▼
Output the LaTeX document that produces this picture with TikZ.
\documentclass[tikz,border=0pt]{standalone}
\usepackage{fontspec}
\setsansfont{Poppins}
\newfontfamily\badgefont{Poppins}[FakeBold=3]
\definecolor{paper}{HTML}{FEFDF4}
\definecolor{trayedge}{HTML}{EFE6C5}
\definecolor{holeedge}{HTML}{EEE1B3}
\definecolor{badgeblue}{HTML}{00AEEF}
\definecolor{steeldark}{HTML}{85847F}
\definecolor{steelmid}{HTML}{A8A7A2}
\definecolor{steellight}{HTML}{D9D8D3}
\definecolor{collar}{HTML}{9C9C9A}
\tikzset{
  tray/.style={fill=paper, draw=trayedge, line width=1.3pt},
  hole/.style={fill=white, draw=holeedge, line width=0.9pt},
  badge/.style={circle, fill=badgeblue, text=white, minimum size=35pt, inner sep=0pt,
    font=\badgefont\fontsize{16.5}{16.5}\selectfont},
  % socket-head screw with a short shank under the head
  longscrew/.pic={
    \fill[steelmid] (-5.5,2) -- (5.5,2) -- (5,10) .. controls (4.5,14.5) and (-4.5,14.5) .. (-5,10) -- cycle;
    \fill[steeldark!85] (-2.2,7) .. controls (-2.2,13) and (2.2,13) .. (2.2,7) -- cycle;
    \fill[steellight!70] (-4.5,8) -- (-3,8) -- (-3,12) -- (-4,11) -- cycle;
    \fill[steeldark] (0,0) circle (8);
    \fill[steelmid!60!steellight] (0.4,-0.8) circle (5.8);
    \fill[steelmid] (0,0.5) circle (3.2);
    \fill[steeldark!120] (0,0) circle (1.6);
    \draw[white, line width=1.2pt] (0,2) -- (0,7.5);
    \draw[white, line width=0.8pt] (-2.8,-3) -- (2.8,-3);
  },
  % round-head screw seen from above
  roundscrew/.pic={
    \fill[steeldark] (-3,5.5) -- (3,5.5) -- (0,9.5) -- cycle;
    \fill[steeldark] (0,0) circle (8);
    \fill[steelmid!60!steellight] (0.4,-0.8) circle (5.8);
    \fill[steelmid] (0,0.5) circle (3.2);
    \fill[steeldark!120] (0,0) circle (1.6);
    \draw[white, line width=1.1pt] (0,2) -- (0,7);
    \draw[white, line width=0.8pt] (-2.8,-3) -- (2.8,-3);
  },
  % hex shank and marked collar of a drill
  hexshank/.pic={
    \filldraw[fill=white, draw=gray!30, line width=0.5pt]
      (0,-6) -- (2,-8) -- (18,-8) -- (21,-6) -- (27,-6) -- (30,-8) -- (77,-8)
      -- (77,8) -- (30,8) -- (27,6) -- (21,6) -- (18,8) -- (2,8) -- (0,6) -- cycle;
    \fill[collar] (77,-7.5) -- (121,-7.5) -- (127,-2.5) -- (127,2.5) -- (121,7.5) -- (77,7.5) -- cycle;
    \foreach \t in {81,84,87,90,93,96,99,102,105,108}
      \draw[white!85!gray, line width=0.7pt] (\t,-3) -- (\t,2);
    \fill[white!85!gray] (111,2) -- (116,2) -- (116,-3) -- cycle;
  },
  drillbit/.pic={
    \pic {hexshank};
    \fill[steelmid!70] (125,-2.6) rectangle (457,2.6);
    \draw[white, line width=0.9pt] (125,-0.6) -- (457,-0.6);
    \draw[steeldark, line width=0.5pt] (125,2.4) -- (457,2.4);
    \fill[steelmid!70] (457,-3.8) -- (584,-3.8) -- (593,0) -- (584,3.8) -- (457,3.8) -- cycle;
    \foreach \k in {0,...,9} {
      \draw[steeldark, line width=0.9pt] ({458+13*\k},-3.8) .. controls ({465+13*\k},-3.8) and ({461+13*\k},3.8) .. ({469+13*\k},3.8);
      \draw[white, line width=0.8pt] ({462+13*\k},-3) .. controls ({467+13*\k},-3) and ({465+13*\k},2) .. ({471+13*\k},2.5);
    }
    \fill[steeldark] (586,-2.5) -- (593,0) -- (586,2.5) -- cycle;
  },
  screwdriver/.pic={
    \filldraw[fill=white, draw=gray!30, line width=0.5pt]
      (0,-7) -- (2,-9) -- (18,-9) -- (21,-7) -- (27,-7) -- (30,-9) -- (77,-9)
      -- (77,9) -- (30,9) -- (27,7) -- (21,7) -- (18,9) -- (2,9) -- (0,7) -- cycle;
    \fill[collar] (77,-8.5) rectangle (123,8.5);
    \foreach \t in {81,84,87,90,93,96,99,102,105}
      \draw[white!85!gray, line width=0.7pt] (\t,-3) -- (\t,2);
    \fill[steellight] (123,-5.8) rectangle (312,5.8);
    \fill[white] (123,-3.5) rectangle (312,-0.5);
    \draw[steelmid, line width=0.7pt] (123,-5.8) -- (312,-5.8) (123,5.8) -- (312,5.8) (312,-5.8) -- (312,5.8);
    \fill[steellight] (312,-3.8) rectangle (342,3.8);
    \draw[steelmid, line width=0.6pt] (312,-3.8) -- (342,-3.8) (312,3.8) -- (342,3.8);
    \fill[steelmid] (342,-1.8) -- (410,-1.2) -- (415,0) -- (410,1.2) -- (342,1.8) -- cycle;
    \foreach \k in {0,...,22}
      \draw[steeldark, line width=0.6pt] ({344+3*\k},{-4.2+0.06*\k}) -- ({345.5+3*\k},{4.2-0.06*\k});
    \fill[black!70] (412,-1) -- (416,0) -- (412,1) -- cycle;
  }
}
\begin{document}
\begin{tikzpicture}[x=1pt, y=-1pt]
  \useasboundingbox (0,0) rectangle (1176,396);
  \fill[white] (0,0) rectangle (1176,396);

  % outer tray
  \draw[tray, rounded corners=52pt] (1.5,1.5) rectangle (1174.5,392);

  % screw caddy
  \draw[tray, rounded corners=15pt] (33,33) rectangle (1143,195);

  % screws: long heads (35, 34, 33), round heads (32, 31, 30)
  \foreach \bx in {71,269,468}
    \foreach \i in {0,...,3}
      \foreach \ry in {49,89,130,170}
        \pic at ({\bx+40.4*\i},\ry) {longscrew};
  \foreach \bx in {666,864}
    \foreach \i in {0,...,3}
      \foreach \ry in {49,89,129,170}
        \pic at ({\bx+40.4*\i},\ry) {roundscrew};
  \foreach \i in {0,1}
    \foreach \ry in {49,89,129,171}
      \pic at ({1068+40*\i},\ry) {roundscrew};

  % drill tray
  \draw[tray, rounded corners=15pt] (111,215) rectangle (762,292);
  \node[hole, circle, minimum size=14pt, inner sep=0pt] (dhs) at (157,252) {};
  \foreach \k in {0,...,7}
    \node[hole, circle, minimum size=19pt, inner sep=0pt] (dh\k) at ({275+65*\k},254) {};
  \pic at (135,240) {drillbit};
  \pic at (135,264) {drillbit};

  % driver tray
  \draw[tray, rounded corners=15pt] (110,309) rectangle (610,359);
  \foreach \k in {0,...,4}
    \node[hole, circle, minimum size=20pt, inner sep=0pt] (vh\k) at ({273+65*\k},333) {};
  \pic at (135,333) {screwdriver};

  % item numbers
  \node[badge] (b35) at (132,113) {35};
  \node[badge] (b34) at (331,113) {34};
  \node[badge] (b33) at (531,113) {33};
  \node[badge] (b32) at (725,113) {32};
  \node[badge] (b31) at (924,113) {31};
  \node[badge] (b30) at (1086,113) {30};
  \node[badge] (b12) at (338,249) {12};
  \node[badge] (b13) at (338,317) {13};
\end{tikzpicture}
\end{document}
▲
- What to produce: Extract all of the data above without altering anything.

- Exercise result:
Output the LaTeX document that produces this picture with TikZ.
\documentclass[tikz,border=0pt]{standalone}
\usepackage{fontspec}
\setsansfont{Poppins}
\newfontfamily\badgefont{Poppins}[FakeBold=3]
\definecolor{paper}{HTML}{FEFDF4}
\definecolor{trayedge}{HTML}{EFE6C5}
\definecolor{holeedge}{HTML}{EEE1B3}
\definecolor{badgeblue}{HTML}{00AEEF}
\definecolor{steeldark}{HTML}{85847F}
\definecolor{steelmid}{HTML}{A8A7A2}
\definecolor{steellight}{HTML}{D9D8D3}
\definecolor{collar}{HTML}{9C9C9A}
\tikzset{
  tray/.style={fill=paper, draw=trayedge, line width=1.3pt},
  hole/.style={fill=white, draw=holeedge, line width=0.9pt},
  badge/.style={circle, fill=badgeblue, text=white, minimum size=35pt, inner sep=0pt,
    font=\badgefont\fontsize{16.5}{16.5}\selectfont},
  % socket-head screw with a short shank under the head
  longscrew/.pic={
    \fill[steelmid] (-5.5,2) -- (5.5,2) -- (5,10) .. controls (4.5,14.5) and (-4.5,14.5) .. (-5,10) -- cycle;
    \fill[steeldark!85] (-2.2,7) .. controls (-2.2,13) and (2.2,13) .. (2.2,7) -- cycle;
    \fill[steellight!70] (-4.5,8) -- (-3,8) -- (-3,12) -- (-4,11) -- cycle;
    \fill[steeldark] (0,0) circle (8);
    \fill[steelmid!60!steellight] (0.4,-0.8) circle (5.8);
    \fill[steelmid] (0,0.5) circle (3.2);
    \fill[steeldark!120] (0,0) circle (1.6);
    \draw[white, line width=1.2pt] (0,2) -- (0,7.5);
    \draw[white, line width=0.8pt] (-2.8,-3) -- (2.8,-3);
  },
  % round-head screw seen from above
  roundscrew/.pic={
    \fill[steeldark] (-3,5.5) -- (3,5.5) -- (0,9.5) -- cycle;
    \fill[steeldark] (0,0) circle (8);
    \fill[steelmid!60!steellight] (0.4,-0.8) circle (5.8);
    \fill[steelmid] (0,0.5) circle (3.2);
    \fill[steeldark!120] (0,0) circle (1.6);
    \draw[white, line width=1.1pt] (0,2) -- (0,7);
    \draw[white, line width=0.8pt] (-2.8,-3) -- (2.8,-3);
  },
  % hex shank and marked collar of a drill
  hexshank/.pic={
    \filldraw[fill=white, draw=gray!30, line width=0.5pt]
      (0,-6) -- (2,-8) -- (18,-8) -- (21,-6) -- (27,-6) -- (30,-8) -- (77,-8)
      -- (77,8) -- (30,8) -- (27,6) -- (21,6) -- (18,8) -- (2,8) -- (0,6) -- cycle;
    \fill[collar] (77,-7.5) -- (121,-7.5) -- (127,-2.5) -- (127,2.5) -- (121,7.5) -- (77,7.5) -- cycle;
    \foreach \t in {81,84,87,90,93,96,99,102,105,108}
      \draw[white!85!gray, line width=0.7pt] (\t,-3) -- (\t,2);
    \fill[white!85!gray] (111,2) -- (116,2) -- (116,-3) -- cycle;
  },
  drillbit/.pic={
    \pic {hexshank};
    \fill[steelmid!70] (125,-2.6) rectangle (457,2.6);
    \draw[white, line width=0.9pt] (125,-0.6) -- (457,-0.6);
    \draw[steeldark, line width=0.5pt] (125,2.4) -- (457,2.4);
    \fill[steelmid!70] (457,-3.8) -- (584,-3.8) -- (593,0) -- (584,3.8) -- (457,3.8) -- cycle;
    \foreach \k in {0,...,9} {
      \draw[steeldark, line width=0.9pt] ({458+13*\k},-3.8) .. controls ({465+13*\k},-3.8) and ({461+13*\k},3.8) .. ({469+13*\k},3.8);
      \draw[white, line width=0.8pt] ({462+13*\k},-3) .. controls ({467+13*\k},-3) and ({465+13*\k},2) .. ({471+13*\k},2.5);
    }
    \fill[steeldark] (586,-2.5) -- (593,0) -- (586,2.5) -- cycle;
  },
  screwdriver/.pic={
    \filldraw[fill=white, draw=gray!30, line width=0.5pt]
      (0,-7) -- (2,-9) -- (18,-9) -- (21,-7) -- (27,-7) -- (30,-9) -- (77,-9)
      -- (77,9) -- (30,9) -- (27,7) -- (21,7) -- (18,9) -- (2,9) -- (0,7) -- cycle;
    \fill[collar] (77,-8.5) rectangle (123,8.5);
    \foreach \t in {81,84,87,90,93,96,99,102,105}
      \draw[white!85!gray, line width=0.7pt] (\t,-3) -- (\t,2);
    \fill[steellight] (123,-5.8) rectangle (312,5.8);
    \fill[white] (123,-3.5) rectangle (312,-0.5);
    \draw[steelmid, line width=0.7pt] (123,-5.8) -- (312,-5.8) (123,5.8) -- (312,5.8) (312,-5.8) -- (312,5.8);
    \fill[steellight] (312,-3.8) rectangle (342,3.8);
    \draw[steelmid, line width=0.6pt] (312,-3.8) -- (342,-3.8) (312,3.8) -- (342,3.8);
    \fill[steelmid] (342,-1.8) -- (410,-1.2) -- (415,0) -- (410,1.2) -- (342,1.8) -- cycle;
    \foreach \k in {0,...,22}
      \draw[steeldark, line width=0.6pt] ({344+3*\k},{-4.2+0.06*\k}) -- ({345.5+3*\k},{4.2-0.06*\k});
    \fill[black!70] (412,-1) -- (416,0) -- (412,1) -- cycle;
  }
}
\begin{document}
\begin{tikzpicture}[x=1pt, y=-1pt]
  \useasboundingbox (0,0) rectangle (1176,396);
  \fill[white] (0,0) rectangle (1176,396);

  % outer tray
  \draw[tray, rounded corners=52pt] (1.5,1.5) rectangle (1174.5,392);

  % screw caddy
  \draw[tray, rounded corners=15pt] (33,33) rectangle (1143,195);

  % screws: long heads (35, 34, 33), round heads (32, 31, 30)
  \foreach \bx in {71,269,468}
    \foreach \i in {0,...,3}
      \foreach \ry in {49,89,130,170}
        \pic at ({\bx+40.4*\i},\ry) {longscrew};
  \foreach \bx in {666,864}
    \foreach \i in {0,...,3}
      \foreach \ry in {49,89,129,170}
        \pic at ({\bx+40.4*\i},\ry) {roundscrew};
  \foreach \i in {0,1}
    \foreach \ry in {49,89,129,171}
      \pic at ({1068+40*\i},\ry) {roundscrew};

  % drill tray
  \draw[tray, rounded corners=15pt] (111,215) rectangle (762,292);
  \node[hole, circle, minimum size=14pt, inner sep=0pt] (dhs) at (157,252) {};
  \foreach \k in {0,...,7}
    \node[hole, circle, minimum size=19pt, inner sep=0pt] (dh\k) at ({275+65*\k},254) {};
  \pic at (135,240) {drillbit};
  \pic at (135,264) {drillbit};

  % driver tray
  \draw[tray, rounded corners=15pt] (110,309) rectangle (610,359);
  \foreach \k in {0,...,4}
    \node[hole, circle, minimum size=20pt, inner sep=0pt] (vh\k) at ({273+65*\k},333) {};
  \pic at (135,333) {screwdriver};

  % item numbers
  \node[badge] (b35) at (132,113) {35};
  \node[badge] (b34) at (331,113) {34};
  \node[badge] (b33) at (531,113) {33};
  \node[badge] (b32) at (725,113) {32};
  \node[badge] (b31) at (924,113) {31};
  \node[badge] (b30) at (1086,113) {30};
  \node[badge] (b12) at (338,249) {12};
  \node[badge] (b13) at (338,317) {13};
\end{tikzpicture}
\end{document}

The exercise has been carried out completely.